California is a high-living-cost state where businesses already had to pay relatively high wages to even low-level and unskilled employees to keep their positions filled (living costs are high in major California cities like San Francisco, San Jose, and Los Angeles). So when California raises minimum wages to a high level, the wage increase is less, and the resulting job loss is less, than it would be in another state, where wages for low-level or unskilled employees were lower to begin with.
But this study shows that even in California, if you raise minimum wages high enough, you get significant job losses.
The study’s authors note that “employment in California’s fast-food sector declined by 2.7 percent between September 2023 and September 2024 relative to fast-food employment elsewhere in the United States.” In addition, they point out that, prior to the passage of the state law increasing the minimum wage for fast-food workers, fast-food employment had been rising faster in California than in other states. Factoring that in, they estimated the job loss due to the minimum wage hike at 3.6 percent of California fast-food jobs — amounting to 18,000 lost jobs.
As Reason Magazine notes, other studies have found similar job losses over the same period:
In September, the Employment Policies Institute (EPI) drew on U.S. Bureau of Labor Statistics data to estimate “15,988 fast food jobs lost since the law went into effect in April 2024.” The group added, “California’s fast food job loss rate (-3.3% of jobs lost) more than doubled the losses in fast food restaurants nationally (-1.6% of jobs lost) since September 2023.”

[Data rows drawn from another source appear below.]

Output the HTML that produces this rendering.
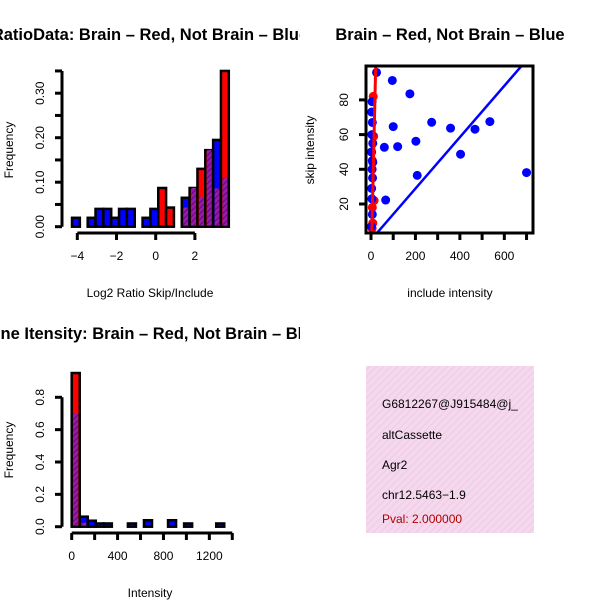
<!DOCTYPE html>
<html><head><meta charset="utf-8"><style>
html,body{margin:0;padding:0;background:#fff;}
svg{display:block;font-family:"Liberation Sans",Arial,sans-serif;}
</style></head><body>
<svg id="c" width="600" height="600" viewBox="0 0 600 600" xmlns="http://www.w3.org/2000/svg">
<defs>
<pattern id="hatch" patternUnits="userSpaceOnUse" width="4" height="4" patternTransform="rotate(45)">
<rect width="4" height="4" fill="#9a1aa6"/><line x1="0" y1="0" x2="0" y2="4" stroke="#5a0a80" stroke-width="2"/>
</pattern>
<pattern id="pink" patternUnits="userSpaceOnUse" width="5" height="5" patternTransform="rotate(45)">
<rect width="5" height="5" fill="#f7d6f0"/><line x1="0" y1="0" x2="0" y2="5" stroke="#e0d0d6" stroke-width="1.6"/>
</pattern>
<clipPath id="clip2"><rect x="366" y="66" width="167" height="167"/></clipPath>
<clipPath id="clip4"><rect x="366" y="366" width="168" height="167"/></clipPath>
<clipPath id="clipL"><rect x="0" y="0" width="300" height="600"/></clipPath>
</defs>
<g id="p1"></g>
<g id="p2"></g>
<g id="p3"></g>
<g id="p4">
<rect x="366" y="366" width="168" height="167" fill="url(#pink)"/>
<g clip-path="url(#clip4)" font-size="12">
<text x="382" y="408">G6812267@J915484@j_</text>
<text x="382" y="439">altCassette</text>
<text x="382" y="469">Agr2</text>
<text x="382" y="499">chr12.5463−1.9</text>
<text x="382" y="523" fill="#b00000">Pval: 2.000000</text>
</g>
</g>
</svg>
<script>
// Plot 1 data
const ratioBinStart = -4.27, ratioBinWidth = 0.4;
const ratioBlue = [0.02,0,0.02,0.04,0.04,0.02,0.04,0.04,0,0.02,0.04,0,0,0,0.065,0.087,0.067,0.172,0.195,0.109];
const ratioRed  = [0,0,0,0,0,0,0,0,0,0,0,0.087,0.043,0,0.043,0.087,0.13,0.172,0.086,0.35];
const ratioYTicks = [0,0.05,0.10,0.15,0.20,0.25,0.30,0.35];
const ratioYLabels = ["0.00","","0.10","","0.20","","0.30",""];
const ratioXTicks = [-4,-2,0,2];
// Plot 2 data
const scatterBlueX = [25,96,175,273,358,535,468,403,700,100,202,120,60,208,66,5,3,6,4,8,2,6,5,7,3,4,6,2,8];
const scatterBlueY = [95.8,91.2,83.5,67.1,63.7,67.5,63.1,48.7,38.1,64.6,56.2,53.1,52.7,36.5,22.3,79,73,67,60,55,50,45,40,35,29,23,14,7,44];
const scatterRedX = [10,12,14,6,8,5,3];
const scatterRedY = [82,59,22,18,9,6,50];
const blueLine = [-0.7, 0.148];
const redLine = [-16.5, 5.5];
const scatterXTicks = [0,100,200,300,400,500,600,700];
const scatterXLabels = ["0","","200","","400","","600",""];
const scatterYTicks = [20,40,60,80];
// Plot 3 data
const intBinWidth = 70;
const intBlue = [0.70,0.062,0.037,0.02,0.02,0,0,0.02,0,0.04,0,0,0.04,0,0.02,0,0,0,0.02];
const intRed  = [0.95,0.025,0,0,0,0,0,0,0,0,0,0,0,0,0,0,0,0,0];
const intYTicks = [0,0.2,0.4,0.6,0.8];
const intYLabels = ["0.0","0.2","0.4","0.6","0.8"];
const intXTicks = [0,200,400,600,800,1000,1200,1400];
const intXLabels = ["0","","400","","800","","1200",""];

const NS="http://www.w3.org/2000/svg";
function mk(parent,tag,attrs,txt){const e=document.createElementNS(NS,tag);for(const k in attrs)e.setAttribute(k,attrs[k]);if(txt!==undefined)e.textContent=txt;parent.appendChild(e);return e;}

function histogram(g, xs, ys, binStart, binW, blue, red, name){
  for(let i=0;i<blue.length;i++){
    const x0=xs(binStart+i*binW), x1=xs(binStart+(i+1)*binW);
    const b=blue[i], r=red[i], lo=Math.min(b,r), hi=Math.max(b,r);
    if(hi<=0) continue;
    const col = b>r?"#0000ff":"#ff0000";
    const o=mk(g,"rect",{x:x0,y:ys(hi),width:x1-x0,height:ys(0)-ys(hi),fill:col,stroke:"#000","stroke-width":2.5});
    
    
    if(lo>0){
      const p=mk(g,"rect",{x:x0+1.5,y:ys(lo),width:x1-x0-3,height:ys(0)-ys(lo)-1,fill:"url(#hatch)"});
      
      
    }
  }
}
function yaxis(g,x,ys,ticks,labels,name){
  const l=mk(g,"line",{x1:x,x2:x,y1:ys(ticks[0]),y2:ys(ticks[ticks.length-1]),stroke:"#000","stroke-width":3});
  
  
  ticks.forEach((t,i)=>{
    mk(g,"line",{x1:x-7,x2:x,y1:ys(t),y2:ys(t),stroke:"#000","stroke-width":3});
    if(labels[i]){const tx=mk(g,"text",{x:x-18,y:ys(t),"font-size":12,"text-anchor":"middle",transform:`rotate(-90 ${x-18} ${ys(t)})`},labels[i]);
      
      }
  });
}
function xaxis(g,y,xs,ticks,labels,name){
  const l=mk(g,"line",{x1:xs(ticks[0]),x2:xs(ticks[ticks.length-1]),y1:y,y2:y,stroke:"#000","stroke-width":3});
  
  
  ticks.forEach((t,i)=>{
    mk(g,"line",{x1:xs(t),x2:xs(t),y1:y,y2:y+7,stroke:"#000","stroke-width":3});
    if(labels[i]){const tx=mk(g,"text",{x:xs(t),y:y+27,"font-size":12,"text-anchor":"middle"},labels[i]);
      
      }
  });
}
function label(g,x,y,t,name,rot,bold,size){
  const a={x:x,y:y,"font-size":size||12,"text-anchor":"middle"};
  if(rot)a.transform=`rotate(-90 ${x} ${y})`;
  if(bold)a["font-weight"]="bold";
  const e=mk(g,"text",a,t);
  
  
  return e;
}

// Plot 1
{
  const g=document.getElementById("p1");
  const xs=v=>155.7+(v)*19.6;
  const ys=v=>226.7-v*445;
  histogram(g,xs,ys,ratioBinStart,ratioBinWidth,ratioBlue,ratioRed,"ratio");
  yaxis(g,62,ys,ratioYTicks,ratioYLabels,"ratio");
  xaxis(g,233,xs,ratioXTicks,ratioXTicks.map(String).map(s=>s.replace("-","−")),"ratio");
  const t=label(g,150,40,"RatioData: Brain – Red, Not Brain – Blue","ratio-title",false,true,16.5);
  t.setAttribute("clip-path","url(#clipL)");
  label(g,150,297,"Log2 Ratio Skip/Include","ratio-x-title");
  label(g,13,150,"Frequency","ratio-y-title",true);
}
// Plot 2
{
  const g=document.getElementById("p2");
  const xs=v=>371+v*0.2222;
  const ys=v=>238.7-v*1.735;
  const cg=mk(g,"g",{"clip-path":"url(#clip2)"});
  scatterRedX.forEach((x,i)=>{const c=mk(cg,"circle",{cx:xs(x),cy:ys(scatterRedY[i]),r:4.5,fill:"#ff0000"});
    
    });
  scatterBlueX.forEach((x,i)=>{const c=mk(cg,"circle",{cx:xs(x),cy:ys(scatterBlueY[i]),r:4.5,fill:"#0000ff"});
    
    });
  const bl=mk(cg,"line",{x1:xs(0),y1:ys(blueLine[0]),x2:xs(800),y2:ys(blueLine[0]+blueLine[1]*800),stroke:"#0000ff","stroke-width":2.5});
  
  
  const rl=mk(cg,"line",{x1:xs(0),y1:ys(redLine[0]),x2:xs(30),y2:ys(redLine[0]+redLine[1]*30),stroke:"#ff0000","stroke-width":3});
  
  
  const fr=mk(g,"rect",{x:366,y:66,width:167,height:167,fill:"none",stroke:"#000","stroke-width":3});
  
  
  scatterYTicks.forEach(t=>{mk(g,"line",{x1:359,x2:366,y1:ys(t),y2:ys(t),stroke:"#000","stroke-width":3});
    const tx=mk(g,"text",{x:348,y:ys(t),"font-size":12,"text-anchor":"middle",transform:`rotate(-90 348 ${ys(t)})`},String(t));
    
    });
  scatterXTicks.forEach((t,i)=>{mk(g,"line",{x1:xs(t),x2:xs(t),y1:233,y2:240,stroke:"#000","stroke-width":3});
    if(scatterXLabels[i]){const tx=mk(g,"text",{x:xs(t),y:260,"font-size":12,"text-anchor":"middle"},scatterXLabels[i]);
    
    }});
  label(g,450,40,"Brain – Red, Not Brain – Blue","scatter-title",false,true,16.5);
  label(g,450,297,"include intensity","scatter-x-title");
  label(g,314,150,"skip intensity","scatter-y-title",true);
}
// Plot 3
{
  const g=document.getElementById("p3");
  const xs=v=>71.7+v*0.1147;
  const ys=v=>526.7-v*161.75;
  histogram(g,xs,ys,0,intBinWidth,intBlue,intRed,"intensity");
  yaxis(g,62,ys,intYTicks,intYLabels,"intensity");
  xaxis(g,533,xs,intXTicks,intXLabels,"intensity");
  const t=label(g,150,339,"Gene Itensity: Brain – Red, Not Brain – Blue","intensity-title",false,true,16.5);
  t.setAttribute("clip-path","url(#clipL)");
  label(g,150,597,"Intensity","intensity-x-title");
  label(g,13,450,"Frequency","intensity-y-title",true);
}
</script>
</body></html>
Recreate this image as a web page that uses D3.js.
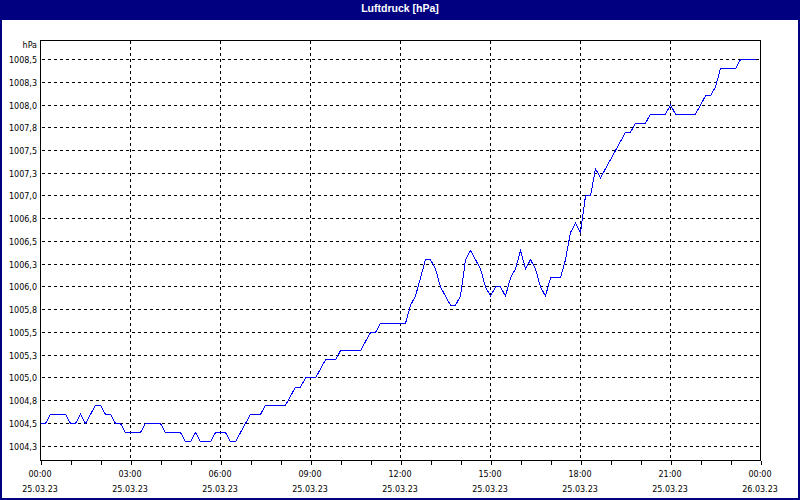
<!DOCTYPE html>
<html>
<head>
<meta charset="utf-8">
<script src="https://cdn.jsdelivr.net/npm/d3@7"></script>
<style>
  body { margin: 0; background: #fff; }
  svg { display: block; }
  .tickText { font-family: "DejaVu Sans", Tahoma, sans-serif; font-size: 8px; fill: #000; }
</style>
</head>
<body>
<script>
// readings every 10 minutes, 25.03.23 00:00 .. 23:50
var startTime = new Date(2023, 2, 25, 0, 0);
var endTime = new Date(2023, 2, 26, 0, 0);
var stepMinutes = 10;
var pressure = [
  1004.5, 1004.5, 1004.6, 1004.6, 1004.6, 1004.6, 1004.5, 1004.5, 1004.6, 1004.5,
  1004.6, 1004.7, 1004.7, 1004.6, 1004.6, 1004.5, 1004.5, 1004.4, 1004.4, 1004.4,
  1004.4, 1004.5, 1004.5, 1004.5, 1004.5, 1004.4, 1004.4, 1004.4, 1004.4, 1004.3,
  1004.3, 1004.4, 1004.3, 1004.3, 1004.3, 1004.4, 1004.4, 1004.4, 1004.3, 1004.3,
  1004.4, 1004.5, 1004.6, 1004.6, 1004.6, 1004.7, 1004.7, 1004.7, 1004.7, 1004.7,
  1004.8, 1004.9, 1004.9, 1005.0, 1005.0, 1005.0, 1005.1, 1005.2, 1005.2, 1005.2,
  1005.3, 1005.3, 1005.3, 1005.3, 1005.3, 1005.4, 1005.5, 1005.5, 1005.6, 1005.6,
  1005.6, 1005.6, 1005.6, 1005.6, 1005.8, 1005.9, 1006.1, 1006.3, 1006.3, 1006.2,
  1006.0, 1005.9, 1005.8, 1005.8, 1005.9, 1006.3, 1006.4, 1006.3, 1006.2, 1006.0,
  1005.9, 1006.0, 1006.0, 1005.9, 1006.1, 1006.2, 1006.4, 1006.2, 1006.3, 1006.2,
  1006.0, 1005.9, 1006.1, 1006.1, 1006.1, 1006.3, 1006.6, 1006.7, 1006.6, 1007.0,
  1007.0, 1007.3, 1007.2, 1007.3, 1007.4, 1007.5, 1007.6, 1007.7, 1007.7, 1007.8,
  1007.8, 1007.8, 1007.9, 1007.9, 1007.9, 1007.9, 1008.0, 1007.9, 1007.9, 1007.9,
  1007.9, 1007.9, 1008.0, 1008.1, 1008.1, 1008.2, 1008.4, 1008.4, 1008.4, 1008.4,
  1008.5, 1008.5, 1008.5, 1008.5
];
var yTicks = [1004.25, 1004.5, 1004.75, 1005.0, 1005.25, 1005.5, 1005.75, 1006.0,
  1006.25, 1006.5, 1006.75, 1007.0, 1007.25, 1007.5, 1007.75, 1008.0, 1008.25, 1008.5];
var yDomain = [1004.093, 1008.709];
var titleText = "Luftdruck [hPa]";
var unitText = "hPa";

var svgWidth = 800;
var svgHeight = 500;
var margin = { top: 40, right: 40, bottom: 40, left: 40 };
var width = svgWidth - margin.left - margin.right;   // 720
var height = svgHeight - margin.top - margin.bottom; // 420

var data = pressure.map(function(v, i) {
  return { time: d3.timeMinute.offset(startTime, i * stepMinutes), value: v };
});

var svg = d3.select("body").append("svg")
  .attr("width", svgWidth)
  .attr("height", svgHeight);

// window frame + title bar
svg.append("rect")
  .attr("x", 1).attr("y", 1)
  .attr("width", svgWidth - 2).attr("height", svgHeight - 2)
  .attr("fill", "#fff")
  .attr("stroke", "#000080")
  .attr("stroke-width", 2);
svg.append("rect")
  .attr("x", 0).attr("y", 0)
  .attr("width", svgWidth).attr("height", 20)
  .attr("fill", "#000080");
svg.append("text")
  .attr("x", svgWidth / 2).attr("y", 12)
  .attr("text-anchor", "middle")
  .attr("font-family", "'Liberation Sans', Arial, sans-serif")
  .attr("font-size", "10.5px")
  .attr("font-weight", "bold")
  .attr("fill", "#fff")
  .text(titleText);

var xScale = d3.scaleTime().domain([startTime, endTime]).range([0, width]);
var yScale = d3.scaleLinear().domain(yDomain).range([height, 0]);

var chartGroup = svg.append("g")
  .attr("transform", "translate(" + (margin.left + 0.5) + "," + (margin.top + 0.5) + ")");

// dashed grid
var gridTimes = d3.timeHour.every(3).range(d3.timeHour.offset(startTime, 1), endTime);
chartGroup.selectAll(".vgrid")
  .data(gridTimes)
  .enter()
  .append("line")
  .attr("class", "vgrid")
  .attr("x1", d => Math.round(xScale(d))).attr("x2", d => Math.round(xScale(d)))
  .attr("y1", 0).attr("y2", height)
  .attr("stroke", "#000")
  .attr("stroke-dasharray", "3,3")
  .attr("shape-rendering", "crispEdges");

chartGroup.selectAll(".hgrid")
  .data(yTicks)
  .enter()
  .append("line")
  .attr("class", "hgrid")
  .attr("x1", 1).attr("x2", width)
  .attr("y1", d => Math.round(yScale(d))).attr("y2", d => Math.round(yScale(d)))
  .attr("stroke", "#000")
  .attr("stroke-dasharray", "3,3")
  .attr("shape-rendering", "crispEdges");

// plot box
chartGroup.append("rect")
  .attr("x", 0).attr("y", 0)
  .attr("width", width).attr("height", height)
  .attr("fill", "none")
  .attr("stroke", "#000")
  .attr("shape-rendering", "crispEdges");

// hourly ticks under the box
var bottomAxis = d3.axisBottom(xScale)
  .ticks(d3.timeHour.every(1))
  .tickSize(4)
  .tickSizeOuter(0)
  .tickFormat("");
var axisG = chartGroup.append("g")
  .attr("transform", "translate(0," + height + ")")
  .call(bottomAxis);
axisG.select(".domain").remove();
axisG.selectAll("line").attr("shape-rendering", "crispEdges");

// x labels every 3 hours: time + date
var labelTimes = d3.timeHour.every(3).range(startTime, d3.timeMinute.offset(endTime, 1));
var fmtTime = d3.timeFormat("%H:%M");
var fmtDate = d3.timeFormat("%d.%m.%y");
svg.selectAll(".xTime")
  .data(labelTimes)
  .enter()
  .append("text")
  .attr("class", "tickText")
  .attr("x", d => margin.left + xScale(d))
  .attr("y", 477)
  .attr("text-anchor", "middle")
  .text(d => fmtTime(d));
svg.selectAll(".xDate")
  .data(labelTimes)
  .enter()
  .append("text")
  .attr("class", "tickText")
  .attr("x", d => margin.left + xScale(d))
  .attr("y", 492)
  .attr("text-anchor", "middle")
  .text(d => fmtDate(d));

// y labels
var fmtY = d3.format(".1f");
svg.selectAll(".yLabel")
  .data(yTicks)
  .enter()
  .append("text")
  .attr("class", "tickText")
  .attr("x", 37)
  .attr("y", d => margin.top + Math.round(yScale(d)) + 3.5)
  .attr("text-anchor", "end")
  .text(d => fmtY(d).replace(".", ","));
svg.append("text")
  .attr("class", "tickText")
  .attr("x", 37).attr("y", 48)
  .attr("text-anchor", "end")
  .text(unitText);

// pressure line
var line = d3.line()
  .x(d => xScale(d.time))
  .y(d => yScale(d.value));
chartGroup.append("path")
  .datum(data)
  .attr("d", line)
  .attr("fill", "none")
  .attr("stroke", "#0000ff")
  .attr("stroke-width", 1)
  .attr("shape-rendering", "crispEdges");
</script>
</body>
</html>
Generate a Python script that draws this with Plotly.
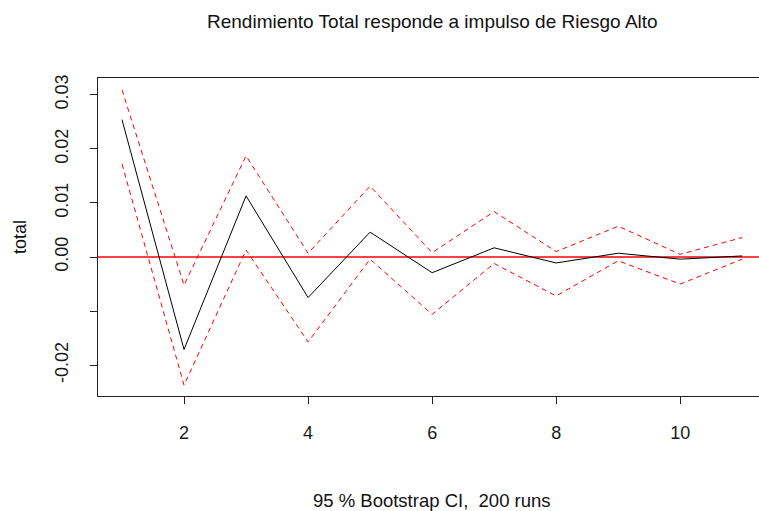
import plotly.graph_objects as go

steps = [1, 2, 3, 4, 5, 6, 7, 8, 9, 10, 11]
irf = [0.0254, -0.0171, 0.0113, -0.0075, 0.0046, -0.0029, 0.0017, -0.0011, 0.0007, -0.0004, 0.0002]
upper = [0.0309, -0.0052, 0.0187, 0.0007, 0.0131, 0.0008, 0.0084, 0.0010, 0.0057, 0.0005, 0.0036]
lower = [0.0172, -0.0237, 0.0013, -0.0157, -0.0004, -0.0106, -0.0012, -0.0072, -0.0007, -0.0050, -0.0004]

ytick_vals = [-0.02, -0.01, 0.0, 0.01, 0.02, 0.03]
ytick_text = ["-0.02", "", "0.00", "0.01", "0.02", "0.03"]
xtick_vals = [2, 4, 6, 8, 10]

title_text = "Rendimiento Total responde a impulso de Riesgo Alto"
xlab_text = "95 % Bootstrap CI,  200 runs"
ylab_text = "total"

fig = go.Figure()
fig.add_trace(go.Scatter(x=[0.0, 12.0], y=[0, 0], mode="lines",
                         line=dict(color="#FF0000", width=1.3), hoverinfo="skip"))
fig.add_trace(go.Scatter(x=steps, y=upper, mode="lines",
                         line=dict(color="#FF0000", width=1, dash="5px,4px")))
fig.add_trace(go.Scatter(x=steps, y=lower, mode="lines",
                         line=dict(color="#FF0000", width=1, dash="5px,4px")))
fig.add_trace(go.Scatter(x=steps, y=irf, mode="lines",
                         line=dict(color="#000000", width=1)))

font = "Liberation Sans, Arial, sans-serif"
fig.update_layout(
    width=759, height=511,
    margin=dict(l=98, r=0, t=78, b=115),
    paper_bgcolor="white", plot_bgcolor="white",
    showlegend=False,
    font=dict(family=font, size=18, color="#1a1a1a"),
    xaxis=dict(range=[0.613, 11.27], tickvals=xtick_vals, showgrid=False, zeroline=False,
               showline=True, linecolor="#222222", linewidth=1.2, mirror=True,
               ticks="outside", ticklen=7, tickcolor="#222222", ticklabelstandoff=13,
               tickfont=dict(size=18)),
    yaxis=dict(range=[-0.0257, 0.0331], tickvals=ytick_vals, ticktext=ytick_text,
               showgrid=False, zeroline=False, showline=True, linecolor="#222222",
               linewidth=1.2, ticks="outside", ticklen=7, tickcolor="#222222",
               tickangle=-90, ticklabelstandoff=15, tickfont=dict(size=18)),
    annotations=[
        dict(text=title_text, xref="x", yref="paper", x=6, y=1, yshift=57,
             showarrow=False, xanchor="center", yanchor="middle",
             font=dict(size=19, color="#111111")),
        dict(text=xlab_text, xref="x", yref="paper", x=6, y=0, yshift=-104,
             showarrow=False, xanchor="center", yanchor="middle",
             font=dict(size=18.5, color="#111111")),
        dict(text=ylab_text, xref="paper", yref="paper", x=0, y=0.5, xshift=-78,
             showarrow=False, textangle=-90, xanchor="center", yanchor="middle",
             font=dict(size=18, color="#111111")),
    ],
)

fig.write_html("out.html", config={"displayModeBar": False},
               post_script="document.body.style.margin='0';document.body.style.overflow='hidden';")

That EPI memo built on a November 2024 study that found “more than 4,400 California fast food jobs have been lost since January,” based on federal data. That study also found “10.1 percent menu price increases by April 2024 since the law’s passage in 2023.”
Another study found that the fast-food industry lost 10,700 jobs between June 2023 and June 2024, at a time when it might otherwise have gained more than 12,000 jobs, suggesting a total job loss of over 20,000 jobs due to the minimum wage hike. A paper this February from Berkeley Research Group found the fast-food sector “lost 10,700 jobs (-1.9%) between June 2023 and June 2024.” The researchers added, “this decline sharply contrasts with the sector’s historically compounded annual growth rate of 2.5%” — which would have led to an increase of more than 12,000 jobs — “and marks the only December year-over-year decline in fast food employment this century–excluding the Great Recession (2009) and the COVID-19 pandemic (2020).” That report also found that “menu prices at California’s fast food restaurants increased by 14.5% between September 2023 (the month AB 1228 was signed into law) and October 2024, nearly double the national average (8.2%).”
Minimum wage hikes also harmed university research and the life sciences industry, according to recent research. Economics professor Tyler Cowen discusses “new negative results” uncovered about “minimum wage hikes.” High state minimum wage laws shrink the pipeline of people going into the life sciences industry, cut the number of students working in research labs where life-saving research is conducted, and reduce the amount of lab experience students acquire even when they do find work in a lab. These results were found in a recent study by Professor Ina Ganguli of the University of Massachusetts and Boston University Professor Raviv Murciano-Goroff.